The events of the episode are exactly like what happens in
Back to the Future:
1. In the original timeline, Marty's dad is a weakling pushover to his boss Biff. His mom is overweight and unhappy with her life. His brother and sister have shitty jobs. In the original DS9 timeline, Gabriel Bell was responsible for the Bell Riots.
2. Marty goes back in time and inadvertently changes history by interfering in how his parents originally met. Sisko and Bashir inadvertently change history by attracting Bell's attention and accidentally getting him killed.
3. While not instantaneous, Marty's actions change future history by causing him and his siblings to not be born. In DS9, history is immediately changed from the Defiant's crew's perspective.
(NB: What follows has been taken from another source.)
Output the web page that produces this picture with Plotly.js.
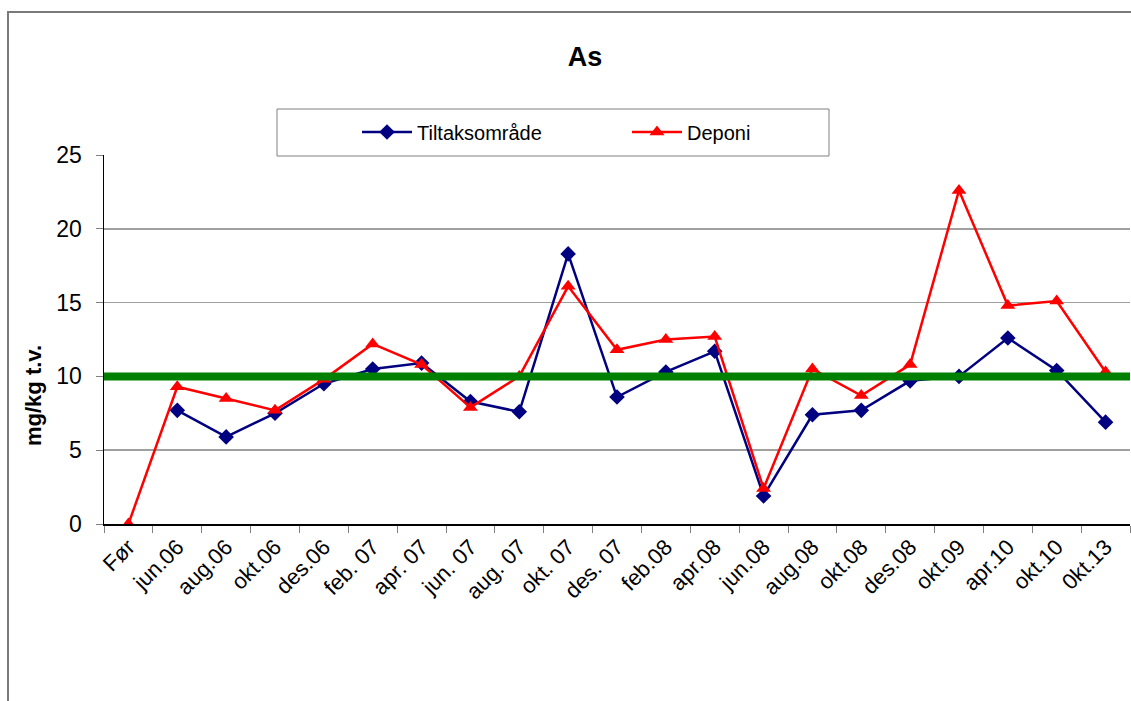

4. Marty carries out a plan to get his parents back together in order to "right" the timeline, although the circumstances behind that are now different. Sisko assumes Bell's identity in order to "right" the timeline.
5. When Marty returns to 1985, despite his actions to "right" the timeline, things have changed for him and his family (for the better.) But the rest of the world at large seems to be no different than it was before. When the Defiant crew returns to the 24th century, history now has a photo of Sisko as Bell, even though the rest of the world (or universe) at large seems to be no different than it was before.
Plus, if someone in the 21st century was able to take a photo of Sisko and have it survive to the 24th century, then it stands to reason that that same photo of the real Bell was taken in the original timeline, and Sisko et. al would have recognized him. It's not like anyone said, "well, no one actually knows what Bell looked like, so we wouldn't be changing history by having you impersonate him."
Even the
slightest deviation from the original history would result in a vastly different future. If you assume Sisko wasn't always supposed to be Bell, he could have replicated the original Bell's actions and words down to the slightest detail and it would STILL make things turn out differently. We've heard of the butterfly effect, haven't we?
Sorry, that's not how things work in the fictional universe of Star Trek (at least until nuTrek.) Take the Mirror Universe for example. Based on what we saw in ENT, the earliest that the two universes diverged was in the 20th century (it could have been even earlier, but that's not really important for this example.) So by the 22nd-23rd-24th centuries, as you say, things should have diverged so much that there would be no way that someone in the prime universe at that time would have an exact duplicate in the MU. But they all have duplicates. It makes for good storytelling, but the logic behind the idea is faulty.